At least 31 Palestinians killed while heading to Gaza aid hub, officials say
Israel's military said in a statement that its forces did not fire at civilians near or within the site, citing an initial inquiry.
The foundation – promoted by Israel and the United States – said in a statement it delivered aid 'without incident'.
It has denied previous accounts of chaos and gunfire around its sites, which are in Israeli military zones where independent media has no access.
'Aid distribution has become a death trap,' the head of the United Nations agency for Palestinian refugees, Philippe Lazzarini, said in a statement.
The Gaza Humanitarian Foundation's aid distribution has been marred by chaos in its first week of operations, and multiple witnesses have said Israeli troops fired on crowds near its sites.
Before Sunday, 17 people were killed while trying to reach the sites, according to Zaher al-Waheidi, head of the Health Ministry's records department.
The foundation says private security contractors guarding its sites have not fired on the crowds. Israel's military has acknowledged firing warning shots on previous occasions.
The foundation said in a statement it distributed 16 truckloads of aid early Sunday 'without incident', and dismissed what it described as 'false reporting about deaths, mass injuries and chaos'.
Thousands of people headed towards the distribution site in southern Gaza hours before dawn. As they approached, Israeli forces ordered them to disperse and come back later, witnesses said.
When the crowds reached the Flag Roundabout, around 1km away, at around 3 am, Israeli forces opened fire, the witnesses said.
'There was fire from all directions, from naval warships, from tanks and drones,' said Amr Abu Teiba, who was in the crowd.
He said he saw at least 10 bodies with gunshot wounds and several other wounded people, including women. People used carts to ferry the dead and wounded to a field hospital.
'The scene was horrible,' he said.
Most people were shot 'in the upper part of their bodies, including the head, neck and chest,' said Dr Marwan al-Hams, a health ministry official at Nasser Hospital, where many wounded were transferred from the Red Cross-run field hospital.
He said 24 people were being treated in Nasser Hospital's intensive care unit. A colleague, surgeon Khaled al-Ser, later said 150 wounded people had arrived, along with 28 bodies.
Ibrahim Abu Saoud, another witness, said the military fired from about 300 metres away. He said he saw many people with gunshot wounds, including a young man who died at the scene.
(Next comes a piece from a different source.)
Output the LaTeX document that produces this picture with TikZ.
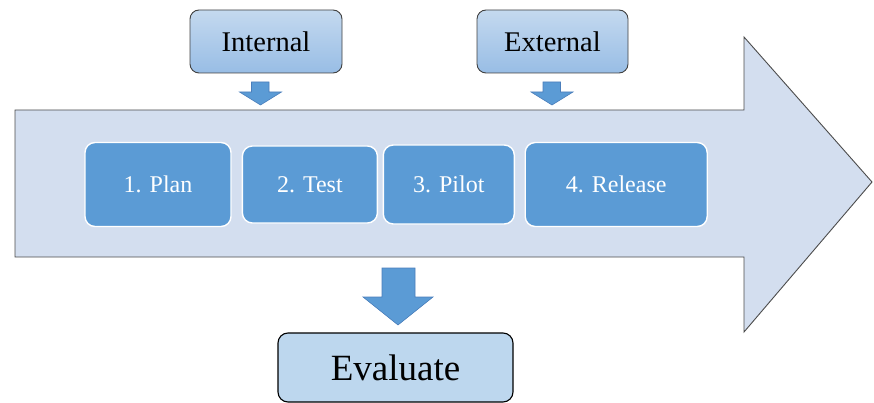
\documentclass[tikz,border=0pt]{standalone}
\usepackage{fontspec}
\setmainfont{Liberation Serif}
\usetikzlibrary{positioning}
\definecolor{shaftfill}{HTML}{D3DEEF}
\definecolor{stepfill}{HTML}{5B9BD5}
\definecolor{stepline}{HTML}{4A7EBB}
\definecolor{toptop}{HTML}{C4D9EF}
\definecolor{topbot}{HTML}{98BDE5}
\definecolor{evalfill}{HTML}{BDD7EE}

\begin{document}
\begin{tikzpicture}[
    x=1pt, y=-1pt,
    stepbox/.style={rectangle, rounded corners=10pt, draw=white, line width=1.4pt, fill=stepfill, text=white, minimum height=77pt, font=\fontsize{24}{26}\selectfont},
    sourcebox/.style={rectangle, rounded corners=9pt, draw=black!75, line width=0.9pt, top color=toptop, bottom color=topbot, minimum width=152pt, minimum height=63pt, font=\fontsize{28.5}{31}\selectfont},
    evalbox/.style={rectangle, rounded corners=10pt, draw=black, line width=1.1pt, fill=evalfill, minimum width=235pt, minimum height=69pt, font=\fontsize{37}{40}\selectfont},
    blockarrow/.style={fill=stepfill, draw=stepline, line width=0.6pt, line join=miter}
]
    \useasboundingbox (0,0) rectangle (874,403);

    % Big process arrow
    \draw[fill=shaftfill, draw=black!70, line width=0.9pt, line join=miter]
        (15,110) -- (744,110) -- (744,37) -- (872,182) -- (744,332) -- (744,257) -- (15,257) -- cycle;

    % Steps
    \node[stepbox, minimum width=146pt, minimum height=84pt] (plan) at (158,184.5) {1. Plan};
    \node[stepbox, minimum width=135pt, right=10pt of plan] (test) {2. Test};
    \node[stepbox, minimum width=131pt, minimum height=79pt, right=4.5pt of test] (pilot) {3. Pilot};
    \node[stepbox, minimum width=182pt, minimum height=84pt, right=9.5pt of pilot] (release) {4. Release};

    % Internal / external
    \node[sourcebox] (internal) at (266,41.5) {Internal};
    \node[sourcebox, minimum width=151pt] (external) at (552.5,41.5) {External};

    \draw[blockarrow] (251.5,82) -- (269,82) -- (269,92) -- (281.5,92) -- (260.5,105)
        -- (239.5,92) -- (251.5,92) -- cycle;
    \draw[blockarrow] (543,82) -- (560.5,82) -- (560.5,92) -- (573,92) -- (552,105)
        -- (531,92) -- (543,92) -- cycle;

    % Evaluate
    \draw[blockarrow] (382,268) -- (415,268) -- (415,297) -- (433,297) -- (398,325)
        -- (363,297) -- (382,297) -- cycle;
    \node[evalbox] (evaluate) at (395.5,367.5) {Evaluate};
\end{tikzpicture}
\end{document}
'We weren't able to help him,' he said.
Mohammed Abu Teaima, 33, said he saw Israeli forces open fire and kill his cousin and a woman as they headed towards the distribution site. He said his cousin was shot in his chest, and his brother-in-law was among the wounded.
'They opened heavy fire directly toward us,' he said.
An AP reporter arrived at the field hospital at around 6am and saw dozens of wounded, including women and children. The reporter also saw crowds of people returning from the distribution point. Some carried boxes of aid but most appeared to be empty-handed.
Officials at the field hospital said at least 21 people were killed and another 175 were wounded, without saying who opened fire. The Health Ministry provided the same toll and later updated it.
UN agencies and major aid groups have refused to work with the new system, saying it violates humanitarian principles because it allows Israel to control who receives aid and forces people to relocate to distribution sites, risking yet more mass displacement in the coastal territory.
'It's essentially engineered scarcity,' Jonathan Whittall, interim head in Gaza of the UN humanitarian office, said last week.
The UN system has struggled to bring in aid after Israel slightly eased its nearly three-month blockade of the territory last month. The groups say Israeli restrictions, the breakdown of law and order and widespread looting make it extremely difficult to deliver aid to Gaza's roughly two million Palestinians.
Experts have warned that the territory is at risk of famine if more aid is not brought in.
The war began when Hamas-led militants stormed into southern Israel on October 7 2023, killing some 1,200 people, mostly civilians, and abducting 251. They are still holding 58 hostages, around a third believed to be alive, after most of the rest were released in ceasefire agreements or other deals.
Israel's military campaign has killed more than 54,000 people, mostly women and children, according to Gaza's Health Ministry, which does not say how many of the dead were civilians or combatants.
The offensive has destroyed vast areas, displaced around 90% of the population and left people almost completely reliant on international aid.
The latest efforts at ceasefire talks appeared to stumble on Saturday when Hamas said it had sought amendments to a US ceasefire proposal that Israel had approved, and the US envoy called that 'unacceptable'.